Source data:
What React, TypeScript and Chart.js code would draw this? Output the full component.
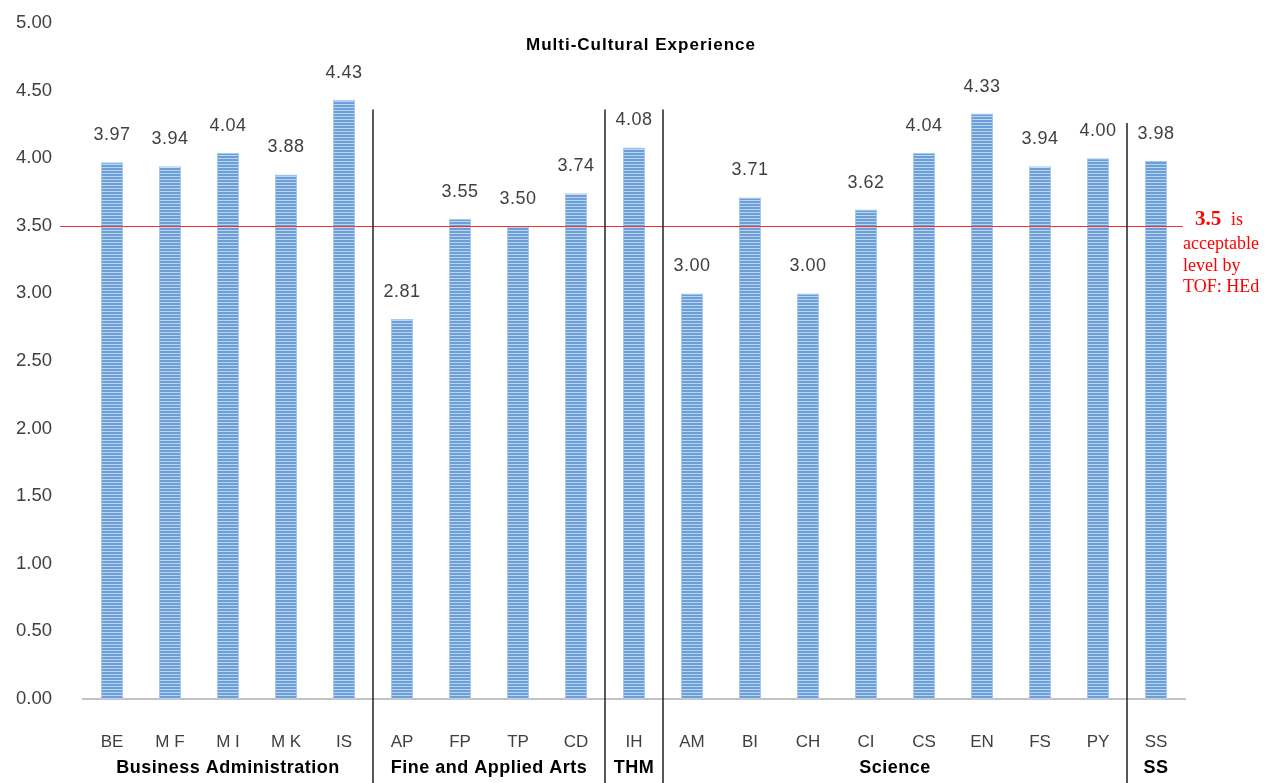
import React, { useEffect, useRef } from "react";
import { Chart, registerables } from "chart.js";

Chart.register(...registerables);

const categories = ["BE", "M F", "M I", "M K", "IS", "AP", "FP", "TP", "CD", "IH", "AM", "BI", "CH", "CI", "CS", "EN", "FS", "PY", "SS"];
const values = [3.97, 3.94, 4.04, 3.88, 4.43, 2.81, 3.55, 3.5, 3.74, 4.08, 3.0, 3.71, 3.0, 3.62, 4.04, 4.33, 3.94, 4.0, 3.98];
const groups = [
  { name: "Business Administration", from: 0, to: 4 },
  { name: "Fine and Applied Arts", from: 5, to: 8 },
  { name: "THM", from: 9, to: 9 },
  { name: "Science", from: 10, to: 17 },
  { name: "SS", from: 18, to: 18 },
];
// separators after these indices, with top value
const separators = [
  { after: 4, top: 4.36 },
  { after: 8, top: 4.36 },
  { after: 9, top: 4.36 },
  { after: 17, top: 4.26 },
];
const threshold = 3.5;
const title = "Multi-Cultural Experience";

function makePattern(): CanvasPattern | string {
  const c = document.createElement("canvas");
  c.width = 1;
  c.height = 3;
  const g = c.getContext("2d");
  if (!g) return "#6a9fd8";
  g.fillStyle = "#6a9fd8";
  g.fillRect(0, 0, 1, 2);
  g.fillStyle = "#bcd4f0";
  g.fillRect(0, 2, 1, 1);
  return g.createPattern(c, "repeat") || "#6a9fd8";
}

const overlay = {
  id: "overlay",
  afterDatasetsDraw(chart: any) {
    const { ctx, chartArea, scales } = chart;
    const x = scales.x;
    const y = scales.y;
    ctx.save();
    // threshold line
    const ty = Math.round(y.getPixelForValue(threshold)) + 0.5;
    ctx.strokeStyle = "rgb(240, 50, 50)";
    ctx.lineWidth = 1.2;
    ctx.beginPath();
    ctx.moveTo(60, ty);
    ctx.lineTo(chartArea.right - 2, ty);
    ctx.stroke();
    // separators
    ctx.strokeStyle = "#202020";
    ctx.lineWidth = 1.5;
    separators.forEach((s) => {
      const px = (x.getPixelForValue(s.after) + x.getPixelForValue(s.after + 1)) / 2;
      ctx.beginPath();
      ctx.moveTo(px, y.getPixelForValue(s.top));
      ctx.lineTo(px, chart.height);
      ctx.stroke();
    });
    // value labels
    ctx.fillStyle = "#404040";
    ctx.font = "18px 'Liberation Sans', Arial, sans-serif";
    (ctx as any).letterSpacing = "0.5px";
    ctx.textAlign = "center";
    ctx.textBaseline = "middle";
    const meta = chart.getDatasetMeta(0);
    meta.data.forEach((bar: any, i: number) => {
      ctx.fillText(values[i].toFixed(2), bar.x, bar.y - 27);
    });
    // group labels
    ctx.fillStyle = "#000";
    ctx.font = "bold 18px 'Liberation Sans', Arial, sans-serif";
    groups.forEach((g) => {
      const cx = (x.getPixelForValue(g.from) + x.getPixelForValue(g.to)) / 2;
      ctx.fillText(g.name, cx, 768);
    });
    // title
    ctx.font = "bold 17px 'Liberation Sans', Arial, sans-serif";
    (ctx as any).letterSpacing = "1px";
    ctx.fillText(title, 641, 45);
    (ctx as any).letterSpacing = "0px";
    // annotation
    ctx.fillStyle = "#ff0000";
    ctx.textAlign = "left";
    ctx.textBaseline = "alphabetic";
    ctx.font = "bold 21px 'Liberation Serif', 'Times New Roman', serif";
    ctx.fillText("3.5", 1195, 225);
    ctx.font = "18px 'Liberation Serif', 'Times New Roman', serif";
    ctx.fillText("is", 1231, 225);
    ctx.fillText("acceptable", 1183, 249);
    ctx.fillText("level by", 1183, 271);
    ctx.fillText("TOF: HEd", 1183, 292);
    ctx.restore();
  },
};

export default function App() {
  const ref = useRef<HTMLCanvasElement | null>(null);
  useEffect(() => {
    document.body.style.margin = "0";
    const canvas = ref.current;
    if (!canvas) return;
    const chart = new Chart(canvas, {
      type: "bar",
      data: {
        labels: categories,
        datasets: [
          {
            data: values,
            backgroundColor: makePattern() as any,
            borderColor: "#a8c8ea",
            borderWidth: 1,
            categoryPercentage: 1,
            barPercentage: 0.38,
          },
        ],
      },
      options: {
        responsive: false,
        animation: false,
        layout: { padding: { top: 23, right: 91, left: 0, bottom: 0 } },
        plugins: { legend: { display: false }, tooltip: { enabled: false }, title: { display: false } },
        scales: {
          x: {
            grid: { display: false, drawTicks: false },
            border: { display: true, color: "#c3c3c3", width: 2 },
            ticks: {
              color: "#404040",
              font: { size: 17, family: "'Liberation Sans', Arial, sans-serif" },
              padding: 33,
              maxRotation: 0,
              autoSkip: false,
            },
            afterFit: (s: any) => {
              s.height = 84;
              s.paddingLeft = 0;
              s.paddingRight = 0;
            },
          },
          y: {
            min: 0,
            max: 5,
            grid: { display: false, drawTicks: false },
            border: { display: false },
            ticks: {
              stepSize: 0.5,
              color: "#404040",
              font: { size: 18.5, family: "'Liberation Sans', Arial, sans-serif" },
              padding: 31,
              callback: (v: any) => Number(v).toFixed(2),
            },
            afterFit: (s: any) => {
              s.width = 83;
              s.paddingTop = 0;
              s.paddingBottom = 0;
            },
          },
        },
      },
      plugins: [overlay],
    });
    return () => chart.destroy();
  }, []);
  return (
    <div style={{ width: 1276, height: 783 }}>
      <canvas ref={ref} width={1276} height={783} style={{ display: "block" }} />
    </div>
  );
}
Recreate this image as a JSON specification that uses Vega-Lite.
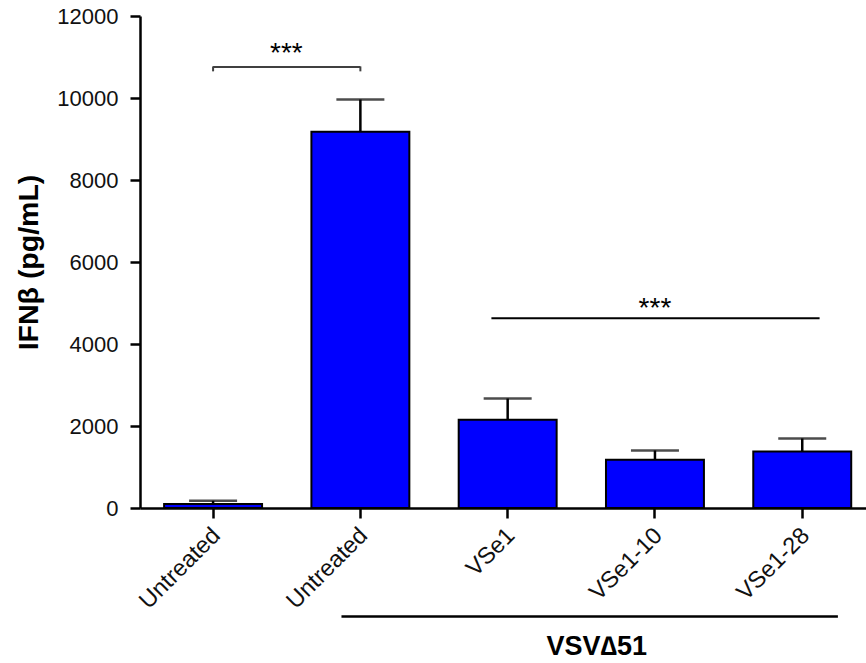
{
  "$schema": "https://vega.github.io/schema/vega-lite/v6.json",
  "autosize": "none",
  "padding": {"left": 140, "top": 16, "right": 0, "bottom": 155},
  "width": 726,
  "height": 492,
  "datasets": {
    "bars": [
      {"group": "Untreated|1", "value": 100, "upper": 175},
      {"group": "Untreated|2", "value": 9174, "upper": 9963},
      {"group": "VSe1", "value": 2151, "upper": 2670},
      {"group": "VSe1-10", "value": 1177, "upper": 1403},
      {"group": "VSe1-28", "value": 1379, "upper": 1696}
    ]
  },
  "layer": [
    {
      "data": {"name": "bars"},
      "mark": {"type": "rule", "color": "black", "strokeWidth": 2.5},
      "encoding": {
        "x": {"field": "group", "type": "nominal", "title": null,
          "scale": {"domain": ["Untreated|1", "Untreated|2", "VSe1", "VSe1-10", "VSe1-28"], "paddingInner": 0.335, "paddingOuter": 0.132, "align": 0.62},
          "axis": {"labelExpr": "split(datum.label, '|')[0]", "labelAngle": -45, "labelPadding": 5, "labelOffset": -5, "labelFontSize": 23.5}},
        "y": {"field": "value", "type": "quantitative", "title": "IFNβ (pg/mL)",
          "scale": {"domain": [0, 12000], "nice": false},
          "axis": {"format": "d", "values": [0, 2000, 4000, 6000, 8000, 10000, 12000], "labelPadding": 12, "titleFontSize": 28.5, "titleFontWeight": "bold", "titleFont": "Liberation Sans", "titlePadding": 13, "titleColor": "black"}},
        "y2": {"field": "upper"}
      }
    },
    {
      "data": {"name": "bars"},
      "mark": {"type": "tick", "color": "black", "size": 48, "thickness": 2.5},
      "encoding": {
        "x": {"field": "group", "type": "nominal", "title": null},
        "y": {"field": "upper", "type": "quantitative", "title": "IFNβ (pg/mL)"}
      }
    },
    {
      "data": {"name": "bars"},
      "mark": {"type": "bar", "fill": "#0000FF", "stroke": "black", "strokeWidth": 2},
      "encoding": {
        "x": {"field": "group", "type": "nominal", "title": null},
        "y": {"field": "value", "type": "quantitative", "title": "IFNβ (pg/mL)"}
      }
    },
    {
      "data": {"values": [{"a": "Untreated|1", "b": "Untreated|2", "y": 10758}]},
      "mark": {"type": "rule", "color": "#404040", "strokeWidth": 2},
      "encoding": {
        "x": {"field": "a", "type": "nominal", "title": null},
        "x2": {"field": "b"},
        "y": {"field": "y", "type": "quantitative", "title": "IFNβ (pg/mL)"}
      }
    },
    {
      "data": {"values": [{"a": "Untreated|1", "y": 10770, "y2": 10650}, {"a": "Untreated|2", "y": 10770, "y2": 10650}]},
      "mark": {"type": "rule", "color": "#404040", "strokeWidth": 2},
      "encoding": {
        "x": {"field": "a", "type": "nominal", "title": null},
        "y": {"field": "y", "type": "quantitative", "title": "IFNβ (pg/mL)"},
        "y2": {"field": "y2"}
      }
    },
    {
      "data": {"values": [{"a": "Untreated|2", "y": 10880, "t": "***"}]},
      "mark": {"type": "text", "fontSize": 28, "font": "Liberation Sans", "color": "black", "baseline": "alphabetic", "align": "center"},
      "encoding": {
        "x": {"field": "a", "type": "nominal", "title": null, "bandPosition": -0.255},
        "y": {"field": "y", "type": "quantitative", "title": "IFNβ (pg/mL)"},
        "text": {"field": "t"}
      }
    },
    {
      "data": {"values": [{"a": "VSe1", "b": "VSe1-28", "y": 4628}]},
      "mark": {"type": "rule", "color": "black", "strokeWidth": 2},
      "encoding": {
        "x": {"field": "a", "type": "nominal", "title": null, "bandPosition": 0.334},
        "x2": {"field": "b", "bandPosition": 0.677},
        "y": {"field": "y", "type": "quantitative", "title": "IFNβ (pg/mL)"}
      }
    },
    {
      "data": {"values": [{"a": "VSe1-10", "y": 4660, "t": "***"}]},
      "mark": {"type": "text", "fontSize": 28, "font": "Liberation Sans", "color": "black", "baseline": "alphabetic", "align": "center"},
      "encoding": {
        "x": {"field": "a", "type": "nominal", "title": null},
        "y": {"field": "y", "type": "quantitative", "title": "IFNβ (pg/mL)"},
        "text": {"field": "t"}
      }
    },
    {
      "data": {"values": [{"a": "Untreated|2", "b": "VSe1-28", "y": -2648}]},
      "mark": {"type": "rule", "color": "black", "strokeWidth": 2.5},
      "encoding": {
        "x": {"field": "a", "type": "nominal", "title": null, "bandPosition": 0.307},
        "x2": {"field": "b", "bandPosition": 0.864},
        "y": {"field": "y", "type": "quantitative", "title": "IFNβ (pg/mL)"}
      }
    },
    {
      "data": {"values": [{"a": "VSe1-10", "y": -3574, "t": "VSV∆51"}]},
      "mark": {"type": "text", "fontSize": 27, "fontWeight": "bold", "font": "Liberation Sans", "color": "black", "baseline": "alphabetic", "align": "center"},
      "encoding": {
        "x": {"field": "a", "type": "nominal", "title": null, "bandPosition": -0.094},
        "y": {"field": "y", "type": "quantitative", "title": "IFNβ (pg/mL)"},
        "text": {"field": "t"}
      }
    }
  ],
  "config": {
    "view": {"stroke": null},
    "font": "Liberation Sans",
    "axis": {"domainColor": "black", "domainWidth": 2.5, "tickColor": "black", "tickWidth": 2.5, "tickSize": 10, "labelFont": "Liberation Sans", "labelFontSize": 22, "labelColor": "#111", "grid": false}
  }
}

→ **Objective**: Start at the top of the entries and repeat each line exactly, ending at the line that contains "Chart.register(...registerables);". Pictures are not part of the copy.

→ **Exercise solution**:
What React, TypeScript and Chart.js code would draw this? Output the full component.
import React, { useEffect, useRef } from "react";
import { Chart, registerables } from "chart.js";

Chart.register(...registerables);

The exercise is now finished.